- [DATA SECTION]:
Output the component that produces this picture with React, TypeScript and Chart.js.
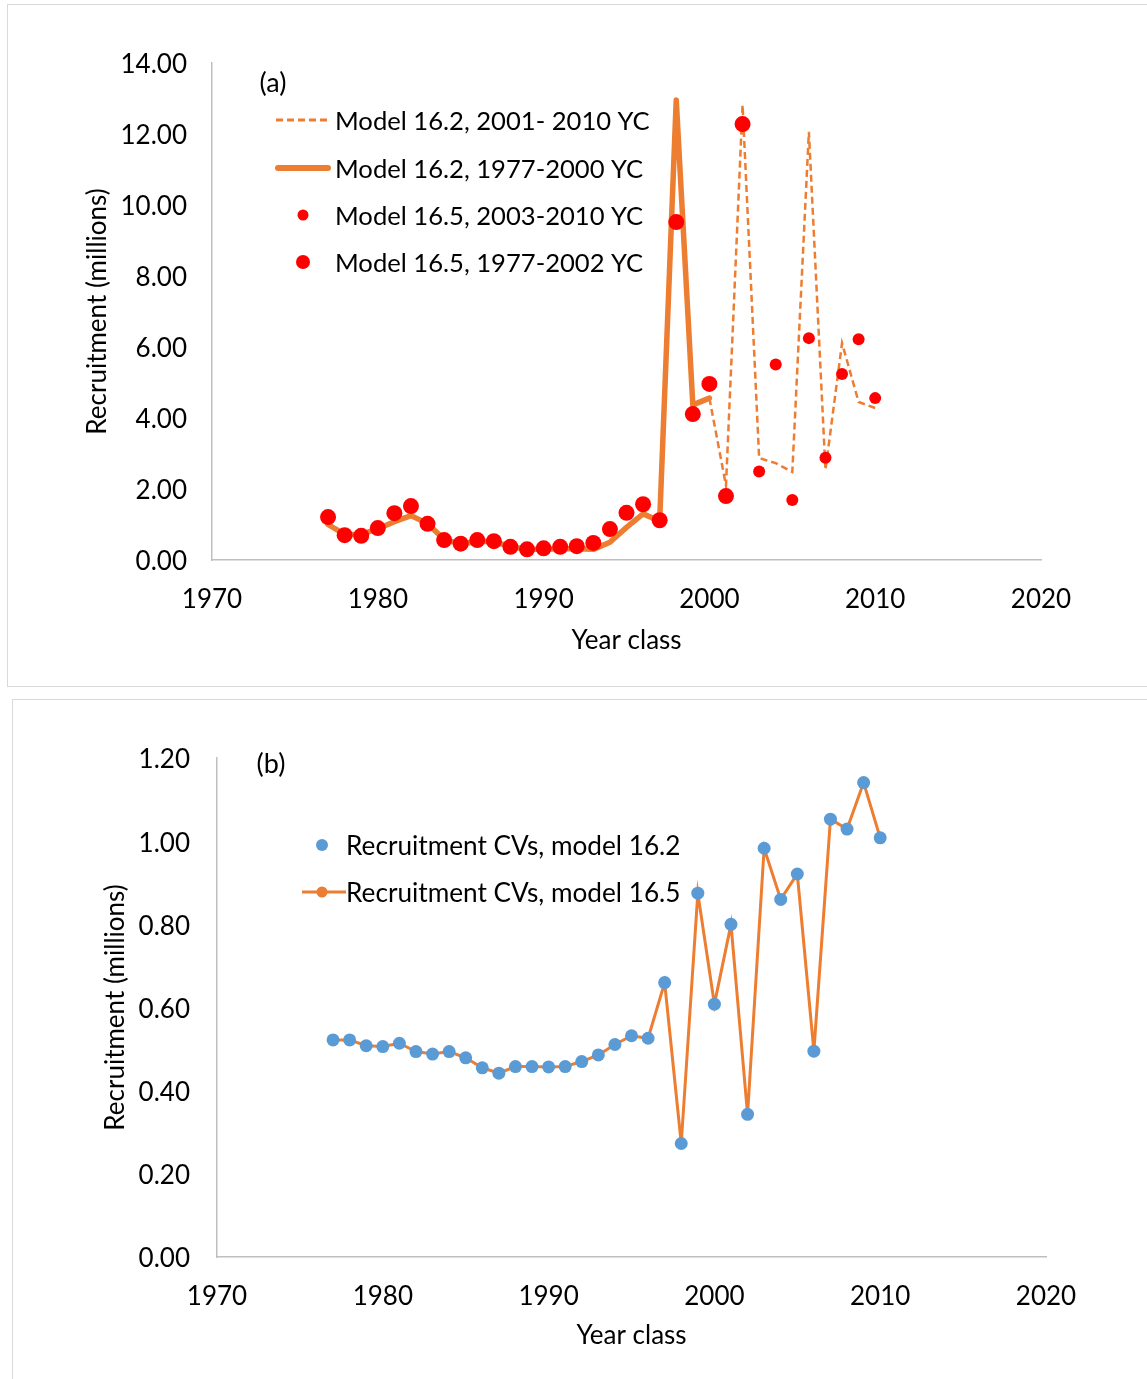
import React, { useEffect, useRef } from "react";
import { Chart, registerables } from "chart.js";

Chart.register(...registerables);

const FONT = "Lato, 'Open Sans', sans-serif";
const ORANGE = "#ED7D31";
const RED = "#FF0000";
const BLUE = "#5B9BD5";
const AXIS = "#BFBFBF";

// ---------- Panel (a) data ----------
const model162Years = [1977, 1978, 1979, 1980, 1981, 1982, 1983, 1984, 1985, 1986, 1987, 1988, 1989, 1990, 1991, 1992, 1993, 1994, 1995, 1996, 1997, 1998, 1999, 2000];
const model162Values = [1.0, 0.72, 0.72, 0.88, 1.08, 1.25, 1.03, 0.58, 0.45, 0.52, 0.52, 0.38, 0.3, 0.3, 0.32, 0.32, 0.3, 0.5, 0.92, 1.3, 1.1, 12.96, 4.37, 4.56];
const model162ProjYears = [2000, 2001, 2002, 2003, 2004, 2005, 2006, 2007, 2008, 2009, 2010];
const model162ProjValues = [4.56, 2.1, 12.82, 2.87, 2.73, 2.48, 12.06, 2.54, 6.11, 4.45, 4.28];
const model165EarlyYears = [1977, 1978, 1979, 1980, 1981, 1982, 1983, 1984, 1985, 1986, 1987, 1988, 1989, 1990, 1991, 1992, 1993, 1994, 1995, 1996, 1997, 1998, 1999, 2000, 2001, 2002];
const model165EarlyValues = [1.21, 0.7, 0.68, 0.9, 1.32, 1.52, 1.02, 0.56, 0.46, 0.56, 0.53, 0.37, 0.3, 0.33, 0.37, 0.39, 0.48, 0.87, 1.33, 1.57, 1.12, 9.52, 4.11, 4.96, 1.8, 12.28];
const model165LateYears = [2003, 2004, 2005, 2006, 2007, 2008, 2009, 2010];
const model165LateValues = [2.49, 5.51, 1.69, 6.25, 2.88, 5.24, 6.22, 4.56];

// ---------- Panel (b) data ----------
const cvYears = [1977, 1978, 1979, 1980, 1981, 1982, 1983, 1984, 1985, 1986, 1987, 1988, 1989, 1990, 1991, 1992, 1993, 1994, 1995, 1996, 1997, 1998, 1999, 2000, 2001, 2002, 2003, 2004, 2005, 2006, 2007, 2008, 2009, 2010];
const cvModel162 = [0.522, 0.522, 0.508, 0.506, 0.514, 0.494, 0.488, 0.494, 0.479, 0.455, 0.442, 0.458, 0.458, 0.457, 0.458, 0.47, 0.486, 0.511, 0.532, 0.526, 0.66, 0.273, 0.875, 0.608, 0.8, 0.343, 0.983, 0.86, 0.921, 0.495, 1.053, 1.029, 1.141, 1.008];
const cvModel165 = [0.522, 0.522, 0.508, 0.506, 0.514, 0.494, 0.488, 0.494, 0.479, 0.455, 0.442, 0.458, 0.458, 0.457, 0.458, 0.47, 0.486, 0.511, 0.532, 0.526, 0.66, 0.273, 0.875, 0.608, 0.8, 0.343, 0.983, 0.86, 0.921, 0.495, 1.053, 1.029, 1.141, 1.008];

// ---------- Axes ----------
const xMin = 1970;
const xMax = 2020;
const xStep = 10;
const yMaxA = 14;
const yStepA = 2;
const yMaxB = 1.2;
const yStepB = 0.2;
const xTitle = "Year class";
const yTitle = "Recruitment (millions)";

const pts = (xs: number[], ys: number[]) => xs.map((x, i) => ({ x, y: ys[i] }));

type LegendItem = { ds: number; kind: "line" | "point" | "linepoint"; y: number; x1: number; x2: number; px: number; r: number; lw?: number };
type Overlay = { label: string; lx: number; ly: number; textX: number; fontSize: number; items: LegendItem[] };

const overlayPlugin = (ov: Overlay) => ({
  id: "overlay",
  afterDraw(chart: any) {
    const ctx = chart.ctx;
    ctx.save();
    ctx.font = `${ov.fontSize}px ${FONT}`;
    ctx.fillStyle = "#000";
    ctx.textBaseline = "middle";
    ctx.textAlign = "center";
    ctx.font = `27px ${FONT}`;
    ctx.fillText(ov.label, ov.lx, ov.ly + 2);
    ctx.font = `${ov.fontSize}px ${FONT}`;
    ctx.textAlign = "left";
    for (const it of ov.items) {
      const ds = chart.data.datasets[it.ds];
      if (it.kind === "line" || it.kind === "linepoint") {
        ctx.save();
        ctx.strokeStyle = ds.borderColor;
        ctx.lineWidth = it.lw ?? ds.borderWidth;
        ctx.setLineDash(ds.borderDash || []);
        ctx.lineCap = ds.borderCapStyle || "butt";
        ctx.beginPath();
        ctx.moveTo(it.x1, it.y);
        ctx.lineTo(it.x2, it.y);
        ctx.stroke();
        ctx.restore();
      }
      if (it.kind === "point" || it.kind === "linepoint") {
        ctx.beginPath();
        ctx.fillStyle = ds.pointBackgroundColor;
        ctx.arc(it.px, it.y, it.r, 0, Math.PI * 2);
        ctx.fill();
      }
      ctx.fillStyle = "#000";
      ctx.fillText(ds.label, ov.textX, it.y + 2);
    }
    ctx.restore();
  },
});

function makeOptions(p: {
  yMax: number; yStep: number; yWidth: number; yTickPad: number; yTitlePad: number;
  xHeight: number; xTickPad: number; xTitlePad: number; padTop: number; padRight: number;
}) {
  const tickFont = { family: FONT, size: 26 };
  return {
    responsive: false,
    animation: false as const,
    devicePixelRatio: 1,
    layout: { padding: { top: p.padTop, right: p.padRight, left: 0, bottom: 0 } },
    plugins: { legend: { display: false }, tooltip: { enabled: false } },
    scales: {
      x: {
        type: "linear" as const,
        min: xMin,
        max: xMax,
        grid: { display: false, drawTicks: false },
        border: { display: true, color: AXIS, width: 1.5 },
        ticks: { stepSize: xStep, color: "#000", font: tickFont, padding: p.xTickPad, callback: (v: any) => String(v), maxRotation: 0 },
        title: { display: true, text: xTitle, color: "#000", font: tickFont, padding: { top: 0, bottom: p.xTitlePad } },
        afterFit: (s: any) => { s.height = p.xHeight; },
      },
      y: {
        type: "linear" as const,
        min: 0,
        max: p.yMax,
        grid: { display: false, drawTicks: false },
        border: { display: true, color: AXIS, width: 1.5 },
        ticks: { stepSize: p.yStep, color: "#000", font: tickFont, padding: p.yTickPad, labelOffset: 2, callback: (v: any) => Number(v).toFixed(2) },
        title: { display: true, text: yTitle, color: "#000", font: tickFont, padding: { top: p.yTitlePad, bottom: 0 } },
        afterFit: (s: any) => { s.width = p.yWidth; },
      },
    },
  };
}

function ChartA() {
  const ref = useRef<HTMLCanvasElement>(null);
  useEffect(() => {
    const chart = new Chart(ref.current!, {
      type: "line",
      data: {
        datasets: [
          { label: "Model 16.2, 2001- 2010 YC", data: pts(model162ProjYears, model162ProjValues), borderColor: ORANGE, borderWidth: 2.5, borderDash: [7, 4], pointRadius: 0, order: 2, tension: 0 },
          { label: "Model 16.2, 1977-2000 YC", data: pts(model162Years, model162Values), borderColor: ORANGE, borderWidth: 5.5, borderCapStyle: "round", borderJoinStyle: "round", pointRadius: 0, order: 1, tension: 0 },
          { label: "Model 16.5, 2003-2010 YC", data: pts(model165LateYears, model165LateValues), showLine: false, pointRadius: 6, pointBackgroundColor: RED, pointBorderWidth: 0, borderColor: RED, order: 0 },
          { label: "Model 16.5, 1977-2002 YC", data: pts(model165EarlyYears, model165EarlyValues), showLine: false, pointRadius: 8, pointBackgroundColor: RED, pointBorderWidth: 0, borderColor: RED, order: 0 },
        ] as any,
      },
      options: makeOptions({ yMax: yMaxA, yStep: yStepA, yWidth: 212, yTickPad: 25, yTitlePad: 82, xHeight: 130, xTickPad: 24, xTitlePad: 34, padTop: 63, padRight: 106 }) as any,
      plugins: [overlayPlugin({
        label: "(a)", lx: 273, ly: 81, textX: 335, fontSize: 25.6,
        items: [
          { ds: 0, kind: "line", y: 120, x1: 276, x2: 330, px: 303, r: 0, lw: 3 },
          { ds: 1, kind: "line", y: 168, x1: 278, x2: 328, px: 303, r: 0, lw: 6 },
          { ds: 2, kind: "point", y: 215, x1: 0, x2: 0, px: 303, r: 5.5 },
          { ds: 3, kind: "point", y: 262, x1: 0, x2: 0, px: 303, r: 7 },
        ],
      })],
    });
    return () => chart.destroy();
  }, []);
  return <canvas ref={ref} width={1147} height={690} style={{ position: "absolute", left: 0, top: 0 }} />;
}

function ChartB() {
  const ref = useRef<HTMLCanvasElement>(null);
  useEffect(() => {
    const chart = new Chart(ref.current!, {
      type: "line",
      data: {
        datasets: [
          { label: "Recruitment CVs, model 16.2", data: pts(cvYears, cvModel162), showLine: false, pointRadius: 6.5, pointBackgroundColor: BLUE, pointBorderWidth: 0, borderColor: BLUE, order: 0 },
          { label: "Recruitment CVs, model 16.5", data: pts(cvYears, cvModel165), borderColor: ORANGE, borderWidth: 3, pointRadius: 5, pointBackgroundColor: ORANGE, pointBorderWidth: 0, order: 1, tension: 0 },
        ] as any,
      },
      options: makeOptions({ yMax: yMaxB, yStep: yStepB, yWidth: 217, yTickPad: 27, yTitlePad: 100, xHeight: 122, xTickPad: 24, xTitlePad: 28, padTop: 68, padRight: 101 }) as any,
      plugins: [overlayPlugin({
        label: "(b)", lx: 271, ly: 72, textX: 346, fontSize: 26.2,
        items: [
          { ds: 0, kind: "point", y: 155, x1: 0, x2: 0, px: 322, r: 6 },
          { ds: 1, kind: "linepoint", y: 202, x1: 302, x2: 346, px: 322, r: 5.5 },
        ],
      })],
    });
    return () => chart.destroy();
  }, []);
  return <canvas ref={ref} width={1147} height={689} style={{ position: "absolute", left: 0, top: 690 }} />;
}

export default function App() {
  return (
    <div style={{ position: "absolute", left: 0, top: 0, width: 1147, height: 1379, overflow: "hidden", background: "#fff" }}>
      <div style={{ position: "absolute", left: 7, top: 4, width: 1200, height: 681, border: "1px solid #D9D9D9" }} />
      <div style={{ position: "absolute", left: 12, top: 699, width: 1200, height: 700, border: "1px solid #D9D9D9" }} />
      <ChartA />
      <ChartB />
    </div>
  );
}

- [REQUEST]: How many of the lines above include the word "React"? Respond with the number alone.

- [RESPONSE TO THIS TASK]: 2